Monday, August 22, 2016

Last Call For Here Comes The Judge

The old saying "As goes Texas, goes America" doesn't actually apply to America mostly and doesn't even really exist, except it turns out in the mind of one fellow by the name of Reed O'Connor. Normally that cute little delusion wouldn't be an issue except for the fact he's a federal judge, and that Sunday night he issued a nationwide injunction against the Obama administration's guidance on treating trans students like actual human beings.

A federal judge in Texas Sunday blocked the Obama administration from enforcing guideline released by the Department of Education instructing public schools not to discriminate against transgender students. 
The judge, George W. Bush appointee Reed O'Connor, ruled in favor of the 13 states led by Texas suing the Obama administration over the guideline, in which the administration urged school districts across the country to permit transgender students to use the bathrooms and locker rooms matching their identity.

The judge said his order was not yet weighing the "difficult issue of balancing the protection of students’ rights and that of personal privacy when using school bathrooms, locker rooms, showers, and other intimate facilities, while ensuring that no student is unnecessarily marginalized while attending school." 
Rather, Judge O'Connor said, he was placing an injunction on the directive because the states were likely to prevail on their argument that the administration did not go through proper rules and comment process for regulations, and that the Department of Education's interpretation of civil rights law was not in line with how the text was understood when it was passed. 
The Obama administration has argued that it has the authority to issue the directives protecting trans students because Title IX’s language barring discrimination on the basis of sex could be interpreted to include gender identity.
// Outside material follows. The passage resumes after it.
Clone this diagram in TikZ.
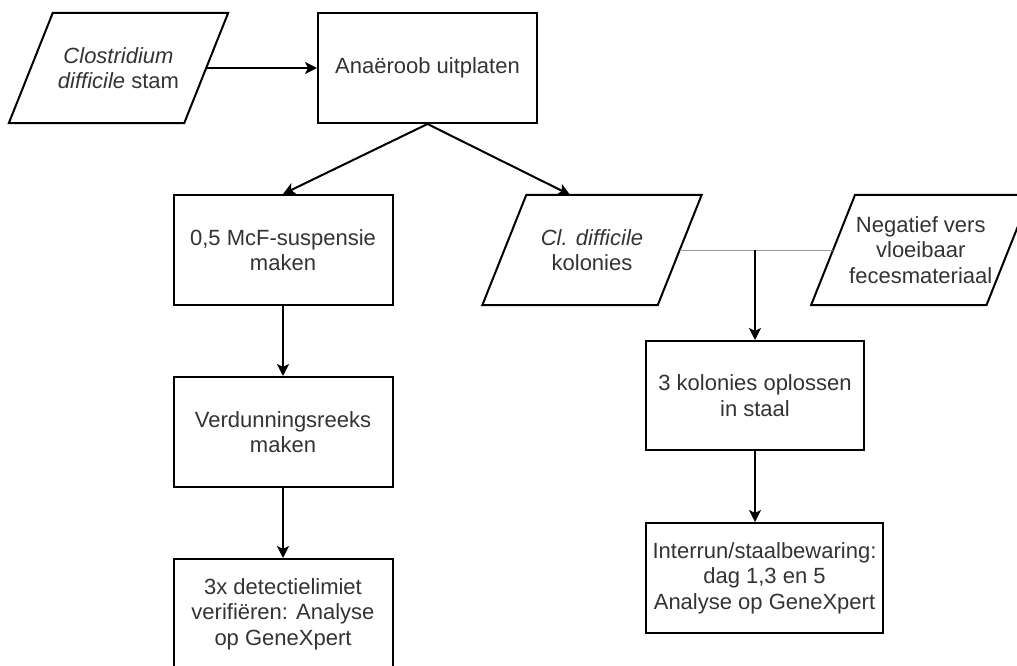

The court Sunday said that the states would likely succeed in their arguments that the language was not ambiguous and thus does not lend itself to that interpretation. 
The order placed a nationwide injunction on the policy, and said that the administration cannot force the states challenging the directive to implement the policy
"Further, while this injunction remains in place, Defendants are enjoined from initiating, continuing, or concluding any investigation based on Defendants’ interpretation that the definition of sex includes gender identity in Title IX’s prohibition against discrimination on the basis of sex," the order said. "Additionally, Defendants are enjoined from using the Guidelines or asserting the Guidelines carry weight in any litigation initiated following the date of this Order."

I'm assuming that the Obama Administration will appeal and probably get a stay on the order until an appellate court can make a ruling, but at some point this is going to end up in front of the Supreme Court and unless Democrats win control of the Senate back, there's no reason to believe that there will be nine justices actually deciding the case in a Hillary Clinton administration.

The larger issue is at some point America has to decide that laws protecting the right to discriminate are no longer acceptable in our society, and that's not going to happen until a number of Roberts court decisions get updated and/or reversed outright by a new liberal majority, starting with Merrick Garland replacing Antonin Scalia.